Objective
Identify every line in the records below that contains the word "matplotlib", and copy each of those lines.

Listing

----------

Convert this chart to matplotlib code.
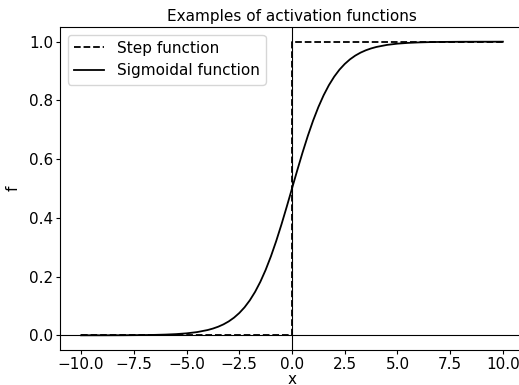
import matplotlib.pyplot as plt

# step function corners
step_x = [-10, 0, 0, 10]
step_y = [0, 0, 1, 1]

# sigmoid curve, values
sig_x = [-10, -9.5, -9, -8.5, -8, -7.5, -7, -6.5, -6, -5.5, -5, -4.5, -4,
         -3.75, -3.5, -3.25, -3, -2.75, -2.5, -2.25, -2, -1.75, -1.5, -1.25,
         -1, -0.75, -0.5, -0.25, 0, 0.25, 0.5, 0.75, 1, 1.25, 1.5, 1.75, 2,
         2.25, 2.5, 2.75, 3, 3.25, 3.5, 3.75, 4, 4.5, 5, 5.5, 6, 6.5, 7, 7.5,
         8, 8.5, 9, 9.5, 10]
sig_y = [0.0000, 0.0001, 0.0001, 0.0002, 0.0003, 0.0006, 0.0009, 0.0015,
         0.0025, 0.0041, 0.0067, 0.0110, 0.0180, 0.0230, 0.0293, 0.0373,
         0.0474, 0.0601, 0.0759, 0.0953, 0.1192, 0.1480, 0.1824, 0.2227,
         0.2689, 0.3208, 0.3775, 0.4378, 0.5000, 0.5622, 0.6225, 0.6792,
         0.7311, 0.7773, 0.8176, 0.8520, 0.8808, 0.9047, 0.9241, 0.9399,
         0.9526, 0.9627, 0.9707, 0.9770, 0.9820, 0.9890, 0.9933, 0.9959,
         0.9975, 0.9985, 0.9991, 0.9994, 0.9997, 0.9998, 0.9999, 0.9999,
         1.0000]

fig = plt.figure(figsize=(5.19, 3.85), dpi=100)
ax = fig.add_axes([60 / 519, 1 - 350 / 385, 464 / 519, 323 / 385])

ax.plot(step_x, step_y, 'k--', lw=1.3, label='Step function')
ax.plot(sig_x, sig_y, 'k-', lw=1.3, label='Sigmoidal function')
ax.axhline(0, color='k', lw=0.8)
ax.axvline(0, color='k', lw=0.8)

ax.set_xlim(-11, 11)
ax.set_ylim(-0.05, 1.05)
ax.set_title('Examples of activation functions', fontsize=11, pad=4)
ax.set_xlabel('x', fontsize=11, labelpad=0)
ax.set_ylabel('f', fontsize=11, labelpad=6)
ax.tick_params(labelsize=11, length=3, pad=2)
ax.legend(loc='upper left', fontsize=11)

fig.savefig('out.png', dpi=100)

----------

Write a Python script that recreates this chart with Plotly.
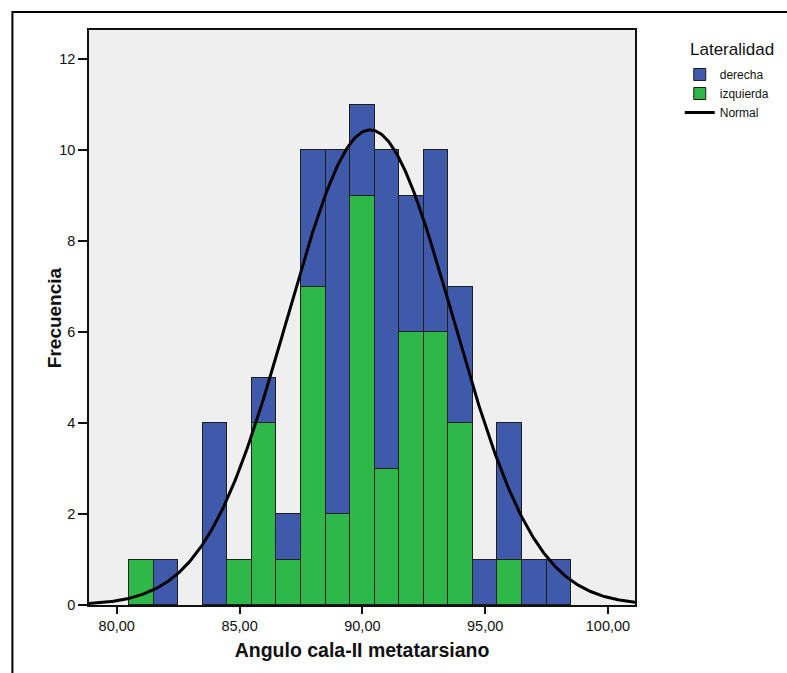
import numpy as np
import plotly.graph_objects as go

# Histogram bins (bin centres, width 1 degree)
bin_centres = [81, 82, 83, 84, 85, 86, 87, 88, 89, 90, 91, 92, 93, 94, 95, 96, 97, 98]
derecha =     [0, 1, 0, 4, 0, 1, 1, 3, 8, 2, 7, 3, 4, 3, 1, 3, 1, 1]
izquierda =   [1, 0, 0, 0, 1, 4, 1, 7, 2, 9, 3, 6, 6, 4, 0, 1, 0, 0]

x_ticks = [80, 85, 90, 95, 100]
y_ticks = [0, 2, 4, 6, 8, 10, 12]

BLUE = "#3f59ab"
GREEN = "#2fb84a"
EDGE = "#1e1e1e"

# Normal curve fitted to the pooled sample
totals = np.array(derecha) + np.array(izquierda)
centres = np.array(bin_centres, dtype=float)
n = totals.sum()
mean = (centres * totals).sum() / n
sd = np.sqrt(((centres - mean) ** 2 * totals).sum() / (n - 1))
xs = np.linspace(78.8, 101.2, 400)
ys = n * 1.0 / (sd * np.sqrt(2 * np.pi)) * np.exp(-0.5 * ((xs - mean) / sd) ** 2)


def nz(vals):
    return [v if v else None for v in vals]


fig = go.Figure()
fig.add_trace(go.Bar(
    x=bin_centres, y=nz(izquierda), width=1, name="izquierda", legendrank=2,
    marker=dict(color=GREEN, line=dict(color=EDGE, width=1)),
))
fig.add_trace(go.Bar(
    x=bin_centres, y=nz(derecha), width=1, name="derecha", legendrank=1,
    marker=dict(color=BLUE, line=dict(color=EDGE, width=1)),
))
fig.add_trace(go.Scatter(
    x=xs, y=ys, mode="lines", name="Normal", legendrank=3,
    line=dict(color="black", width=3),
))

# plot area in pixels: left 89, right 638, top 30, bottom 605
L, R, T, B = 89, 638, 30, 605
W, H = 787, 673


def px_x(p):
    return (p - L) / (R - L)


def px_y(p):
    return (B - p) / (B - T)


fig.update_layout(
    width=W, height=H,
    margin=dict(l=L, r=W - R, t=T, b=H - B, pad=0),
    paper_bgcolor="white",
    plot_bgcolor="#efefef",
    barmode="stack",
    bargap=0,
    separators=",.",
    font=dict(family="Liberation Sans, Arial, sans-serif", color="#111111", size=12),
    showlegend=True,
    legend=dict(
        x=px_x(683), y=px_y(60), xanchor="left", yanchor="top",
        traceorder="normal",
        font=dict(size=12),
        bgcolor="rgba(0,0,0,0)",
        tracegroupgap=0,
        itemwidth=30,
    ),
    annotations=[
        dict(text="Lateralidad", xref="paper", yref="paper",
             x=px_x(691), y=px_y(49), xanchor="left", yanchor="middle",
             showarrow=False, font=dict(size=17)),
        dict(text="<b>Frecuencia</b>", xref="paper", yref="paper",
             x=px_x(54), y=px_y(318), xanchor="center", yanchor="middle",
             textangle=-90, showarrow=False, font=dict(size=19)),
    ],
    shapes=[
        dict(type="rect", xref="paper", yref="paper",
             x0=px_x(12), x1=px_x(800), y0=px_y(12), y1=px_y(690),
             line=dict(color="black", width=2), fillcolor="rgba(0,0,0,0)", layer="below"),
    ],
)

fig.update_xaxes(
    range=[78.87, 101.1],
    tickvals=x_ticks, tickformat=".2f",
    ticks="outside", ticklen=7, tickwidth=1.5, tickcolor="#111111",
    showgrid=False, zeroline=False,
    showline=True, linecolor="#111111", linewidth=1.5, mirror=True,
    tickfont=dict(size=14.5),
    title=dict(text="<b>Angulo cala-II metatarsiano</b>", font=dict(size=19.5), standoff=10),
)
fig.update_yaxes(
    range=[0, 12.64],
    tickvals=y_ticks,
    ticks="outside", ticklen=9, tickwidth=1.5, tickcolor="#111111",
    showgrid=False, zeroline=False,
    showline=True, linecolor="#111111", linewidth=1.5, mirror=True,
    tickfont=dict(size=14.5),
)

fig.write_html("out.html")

----------

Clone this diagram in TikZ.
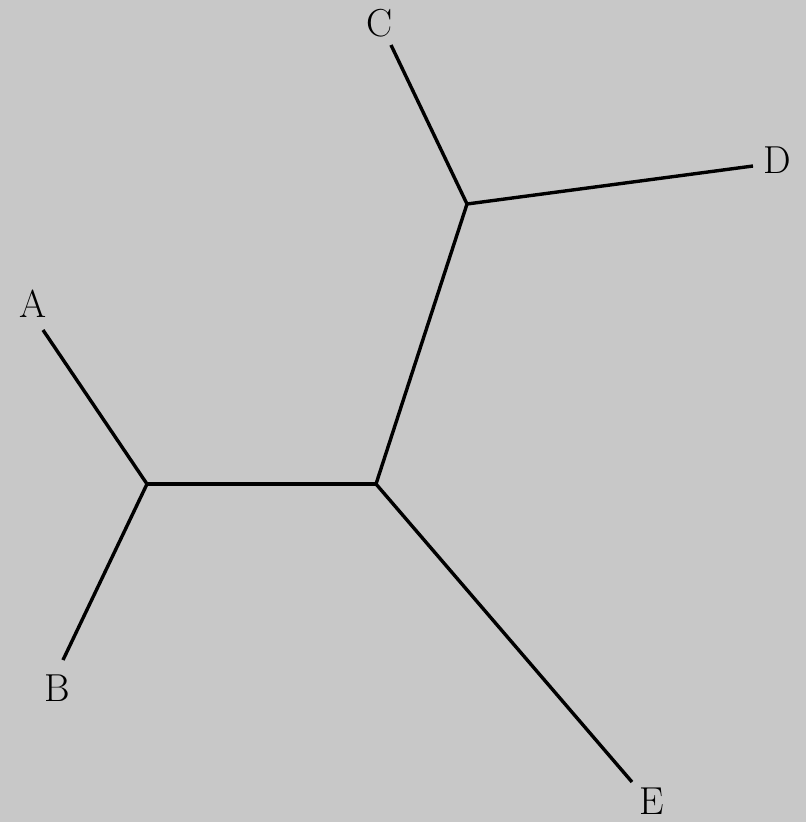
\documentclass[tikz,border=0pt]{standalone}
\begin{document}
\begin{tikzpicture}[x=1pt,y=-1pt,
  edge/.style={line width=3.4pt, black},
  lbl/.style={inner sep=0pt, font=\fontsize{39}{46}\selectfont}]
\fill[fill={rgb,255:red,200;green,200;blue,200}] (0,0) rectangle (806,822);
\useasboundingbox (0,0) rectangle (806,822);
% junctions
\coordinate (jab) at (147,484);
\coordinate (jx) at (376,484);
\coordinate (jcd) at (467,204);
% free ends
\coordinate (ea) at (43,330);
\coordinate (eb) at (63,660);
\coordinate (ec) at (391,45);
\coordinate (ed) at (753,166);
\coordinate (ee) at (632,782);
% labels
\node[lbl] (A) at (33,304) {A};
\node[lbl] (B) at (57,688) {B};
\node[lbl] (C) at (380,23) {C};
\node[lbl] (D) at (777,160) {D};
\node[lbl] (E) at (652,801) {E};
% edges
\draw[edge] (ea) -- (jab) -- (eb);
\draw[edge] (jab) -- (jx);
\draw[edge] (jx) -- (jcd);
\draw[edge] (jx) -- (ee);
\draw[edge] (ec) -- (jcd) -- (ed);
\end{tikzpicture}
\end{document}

----------

The completed task
Convert this chart to matplotlib code.
import matplotlib.pyplot as plt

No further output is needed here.